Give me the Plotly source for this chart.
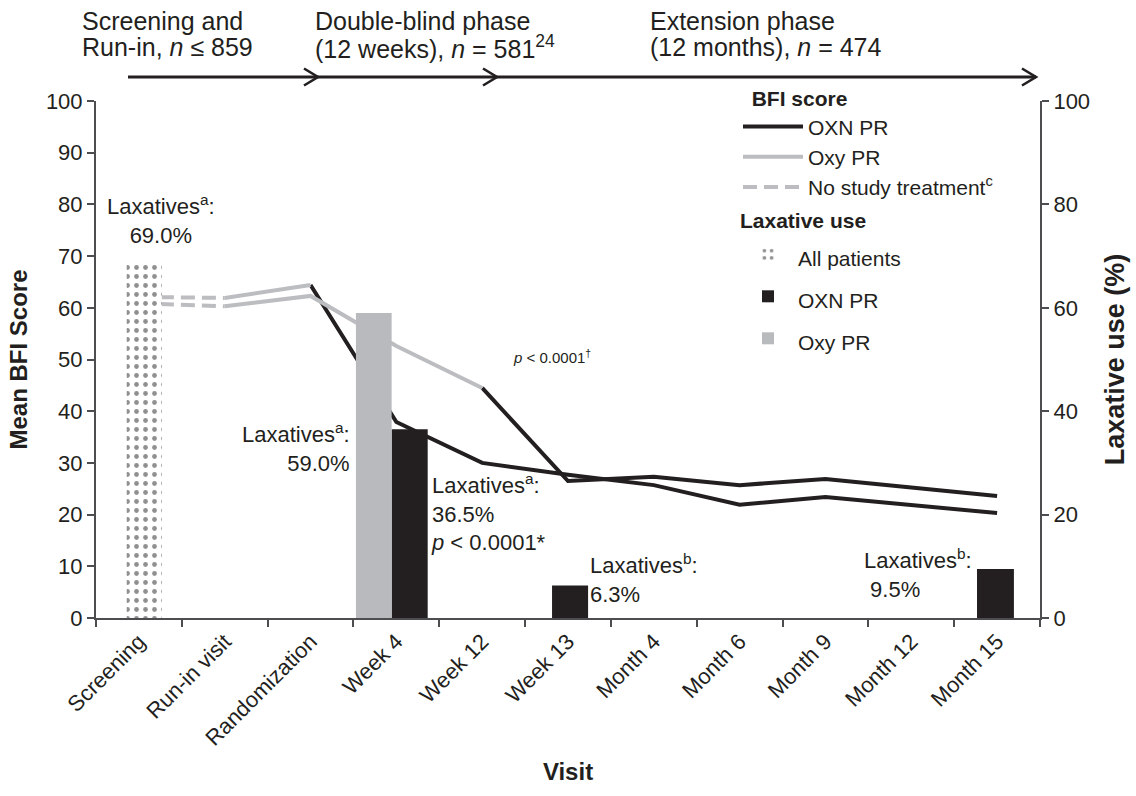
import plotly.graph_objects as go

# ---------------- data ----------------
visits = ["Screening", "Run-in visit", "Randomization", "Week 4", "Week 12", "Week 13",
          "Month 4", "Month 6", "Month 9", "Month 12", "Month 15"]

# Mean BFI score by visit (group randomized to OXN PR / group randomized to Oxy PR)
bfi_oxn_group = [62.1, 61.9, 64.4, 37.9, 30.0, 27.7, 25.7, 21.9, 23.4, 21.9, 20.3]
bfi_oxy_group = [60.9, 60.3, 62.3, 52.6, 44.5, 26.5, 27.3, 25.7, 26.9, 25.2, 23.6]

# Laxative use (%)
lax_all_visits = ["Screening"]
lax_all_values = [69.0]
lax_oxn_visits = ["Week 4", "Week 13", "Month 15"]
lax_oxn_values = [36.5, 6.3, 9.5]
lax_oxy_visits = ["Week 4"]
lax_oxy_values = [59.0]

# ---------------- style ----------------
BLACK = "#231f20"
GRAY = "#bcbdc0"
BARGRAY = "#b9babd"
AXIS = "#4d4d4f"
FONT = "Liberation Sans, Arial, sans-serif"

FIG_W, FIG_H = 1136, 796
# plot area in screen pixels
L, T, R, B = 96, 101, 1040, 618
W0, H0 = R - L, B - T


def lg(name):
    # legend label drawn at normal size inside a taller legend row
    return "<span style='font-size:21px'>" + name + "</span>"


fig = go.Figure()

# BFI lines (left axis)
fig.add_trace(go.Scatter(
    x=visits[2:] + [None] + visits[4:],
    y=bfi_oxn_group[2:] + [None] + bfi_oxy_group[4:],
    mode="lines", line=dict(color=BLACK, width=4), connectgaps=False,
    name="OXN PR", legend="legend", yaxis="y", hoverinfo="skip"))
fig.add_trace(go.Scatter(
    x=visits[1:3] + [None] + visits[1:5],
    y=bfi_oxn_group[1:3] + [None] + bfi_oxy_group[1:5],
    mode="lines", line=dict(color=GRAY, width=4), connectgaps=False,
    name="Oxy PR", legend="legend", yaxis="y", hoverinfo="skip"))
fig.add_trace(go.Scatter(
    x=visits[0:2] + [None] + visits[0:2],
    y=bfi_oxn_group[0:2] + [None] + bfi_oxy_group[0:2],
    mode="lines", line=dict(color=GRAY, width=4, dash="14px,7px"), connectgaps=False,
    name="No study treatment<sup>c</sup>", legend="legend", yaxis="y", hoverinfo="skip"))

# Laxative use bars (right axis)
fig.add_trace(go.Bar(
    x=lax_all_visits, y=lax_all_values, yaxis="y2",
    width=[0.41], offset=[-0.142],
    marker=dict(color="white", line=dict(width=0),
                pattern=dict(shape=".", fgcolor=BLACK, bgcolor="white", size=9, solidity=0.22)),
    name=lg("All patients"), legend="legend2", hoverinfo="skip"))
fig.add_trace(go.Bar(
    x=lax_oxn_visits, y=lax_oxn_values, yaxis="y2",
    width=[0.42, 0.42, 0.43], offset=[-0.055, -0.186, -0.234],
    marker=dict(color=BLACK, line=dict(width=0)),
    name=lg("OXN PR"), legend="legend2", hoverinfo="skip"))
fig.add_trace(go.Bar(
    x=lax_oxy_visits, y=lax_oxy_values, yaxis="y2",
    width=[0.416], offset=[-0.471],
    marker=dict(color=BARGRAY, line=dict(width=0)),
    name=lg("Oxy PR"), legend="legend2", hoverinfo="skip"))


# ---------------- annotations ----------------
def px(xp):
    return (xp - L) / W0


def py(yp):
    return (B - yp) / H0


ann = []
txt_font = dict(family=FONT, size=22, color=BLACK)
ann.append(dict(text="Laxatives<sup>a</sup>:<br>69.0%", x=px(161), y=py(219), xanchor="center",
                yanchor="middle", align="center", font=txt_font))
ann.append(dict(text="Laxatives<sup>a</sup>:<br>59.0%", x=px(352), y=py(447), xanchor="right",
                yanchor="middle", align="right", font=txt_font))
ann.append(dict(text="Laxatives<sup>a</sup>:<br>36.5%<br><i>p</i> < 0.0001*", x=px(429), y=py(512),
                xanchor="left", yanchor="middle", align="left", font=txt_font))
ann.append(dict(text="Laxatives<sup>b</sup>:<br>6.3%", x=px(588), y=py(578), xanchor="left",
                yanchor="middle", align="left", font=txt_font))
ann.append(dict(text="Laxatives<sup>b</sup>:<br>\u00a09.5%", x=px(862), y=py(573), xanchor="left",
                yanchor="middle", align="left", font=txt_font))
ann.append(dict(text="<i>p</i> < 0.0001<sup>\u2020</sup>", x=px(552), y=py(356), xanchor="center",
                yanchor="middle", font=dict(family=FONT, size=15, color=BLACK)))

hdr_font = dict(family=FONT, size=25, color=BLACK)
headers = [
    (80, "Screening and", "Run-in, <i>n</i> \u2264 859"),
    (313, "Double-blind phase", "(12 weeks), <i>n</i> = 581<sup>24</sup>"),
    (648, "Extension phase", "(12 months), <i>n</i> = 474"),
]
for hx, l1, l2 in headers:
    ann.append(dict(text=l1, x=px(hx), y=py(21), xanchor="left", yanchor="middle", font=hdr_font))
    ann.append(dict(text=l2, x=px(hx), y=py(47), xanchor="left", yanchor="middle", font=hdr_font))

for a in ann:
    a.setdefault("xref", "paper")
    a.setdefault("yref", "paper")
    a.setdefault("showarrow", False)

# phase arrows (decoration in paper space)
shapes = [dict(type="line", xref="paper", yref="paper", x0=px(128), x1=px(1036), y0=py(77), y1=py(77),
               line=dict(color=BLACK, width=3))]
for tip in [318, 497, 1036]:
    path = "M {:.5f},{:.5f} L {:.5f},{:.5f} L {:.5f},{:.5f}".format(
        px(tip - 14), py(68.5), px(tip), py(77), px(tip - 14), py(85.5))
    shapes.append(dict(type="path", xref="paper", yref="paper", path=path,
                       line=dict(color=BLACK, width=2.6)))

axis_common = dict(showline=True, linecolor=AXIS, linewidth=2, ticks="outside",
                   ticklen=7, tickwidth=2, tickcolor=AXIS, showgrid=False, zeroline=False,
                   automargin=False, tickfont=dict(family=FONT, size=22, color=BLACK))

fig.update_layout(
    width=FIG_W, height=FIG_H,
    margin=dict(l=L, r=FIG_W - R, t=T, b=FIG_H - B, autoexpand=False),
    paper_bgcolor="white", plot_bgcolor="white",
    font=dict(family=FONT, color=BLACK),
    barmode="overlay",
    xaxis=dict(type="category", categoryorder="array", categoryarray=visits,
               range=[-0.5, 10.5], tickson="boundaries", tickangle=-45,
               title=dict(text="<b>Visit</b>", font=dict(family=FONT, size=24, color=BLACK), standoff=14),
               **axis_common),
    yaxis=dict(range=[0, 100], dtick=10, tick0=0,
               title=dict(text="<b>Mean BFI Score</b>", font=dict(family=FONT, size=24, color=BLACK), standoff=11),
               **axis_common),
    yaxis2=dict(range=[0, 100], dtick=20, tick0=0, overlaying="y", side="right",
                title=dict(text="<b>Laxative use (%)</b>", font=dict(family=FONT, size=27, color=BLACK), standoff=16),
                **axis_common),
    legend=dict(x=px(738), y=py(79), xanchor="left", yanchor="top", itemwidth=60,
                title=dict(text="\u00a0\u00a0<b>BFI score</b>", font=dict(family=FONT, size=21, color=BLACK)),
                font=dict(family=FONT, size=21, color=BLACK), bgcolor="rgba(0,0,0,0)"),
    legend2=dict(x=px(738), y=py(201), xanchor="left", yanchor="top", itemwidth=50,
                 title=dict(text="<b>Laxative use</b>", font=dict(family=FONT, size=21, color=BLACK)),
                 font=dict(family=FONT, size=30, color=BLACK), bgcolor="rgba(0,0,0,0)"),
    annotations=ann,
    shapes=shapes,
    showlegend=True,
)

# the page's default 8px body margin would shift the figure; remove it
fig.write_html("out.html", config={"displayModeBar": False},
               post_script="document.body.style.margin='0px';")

==

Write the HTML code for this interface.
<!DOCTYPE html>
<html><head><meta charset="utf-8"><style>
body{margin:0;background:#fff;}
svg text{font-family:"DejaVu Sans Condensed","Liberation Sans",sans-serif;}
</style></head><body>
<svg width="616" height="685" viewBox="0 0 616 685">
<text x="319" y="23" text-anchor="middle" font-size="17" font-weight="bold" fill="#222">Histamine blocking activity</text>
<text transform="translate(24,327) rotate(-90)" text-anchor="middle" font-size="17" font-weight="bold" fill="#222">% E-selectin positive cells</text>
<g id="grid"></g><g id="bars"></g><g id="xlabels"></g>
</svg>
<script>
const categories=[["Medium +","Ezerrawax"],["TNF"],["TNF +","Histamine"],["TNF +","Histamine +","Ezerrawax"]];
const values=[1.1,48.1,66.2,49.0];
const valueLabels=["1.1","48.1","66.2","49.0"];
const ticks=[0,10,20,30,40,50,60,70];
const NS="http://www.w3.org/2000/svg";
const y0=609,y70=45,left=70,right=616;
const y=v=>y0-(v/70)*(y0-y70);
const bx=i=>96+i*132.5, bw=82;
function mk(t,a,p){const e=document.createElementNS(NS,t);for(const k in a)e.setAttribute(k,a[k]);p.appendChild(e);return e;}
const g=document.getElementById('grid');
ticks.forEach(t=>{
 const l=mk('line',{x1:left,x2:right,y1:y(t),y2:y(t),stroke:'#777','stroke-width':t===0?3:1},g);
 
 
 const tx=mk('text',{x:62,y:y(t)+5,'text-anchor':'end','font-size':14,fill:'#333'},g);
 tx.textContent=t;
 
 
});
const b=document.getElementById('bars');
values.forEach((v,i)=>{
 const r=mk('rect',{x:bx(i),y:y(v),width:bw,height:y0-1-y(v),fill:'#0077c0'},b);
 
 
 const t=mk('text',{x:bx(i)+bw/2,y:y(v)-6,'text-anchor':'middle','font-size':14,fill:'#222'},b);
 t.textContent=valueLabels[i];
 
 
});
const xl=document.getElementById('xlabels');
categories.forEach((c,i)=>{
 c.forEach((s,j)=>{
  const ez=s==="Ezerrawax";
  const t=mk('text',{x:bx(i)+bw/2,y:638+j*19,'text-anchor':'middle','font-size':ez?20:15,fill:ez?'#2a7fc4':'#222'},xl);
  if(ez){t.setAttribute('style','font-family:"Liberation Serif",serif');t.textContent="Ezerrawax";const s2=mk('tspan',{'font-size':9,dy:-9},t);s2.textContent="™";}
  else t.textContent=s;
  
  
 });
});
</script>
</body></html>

Task details: Choose all lines containing the string "this" and copy them out.

The result:
Give me the Plotly source for this chart.
Write the HTML code for this interface.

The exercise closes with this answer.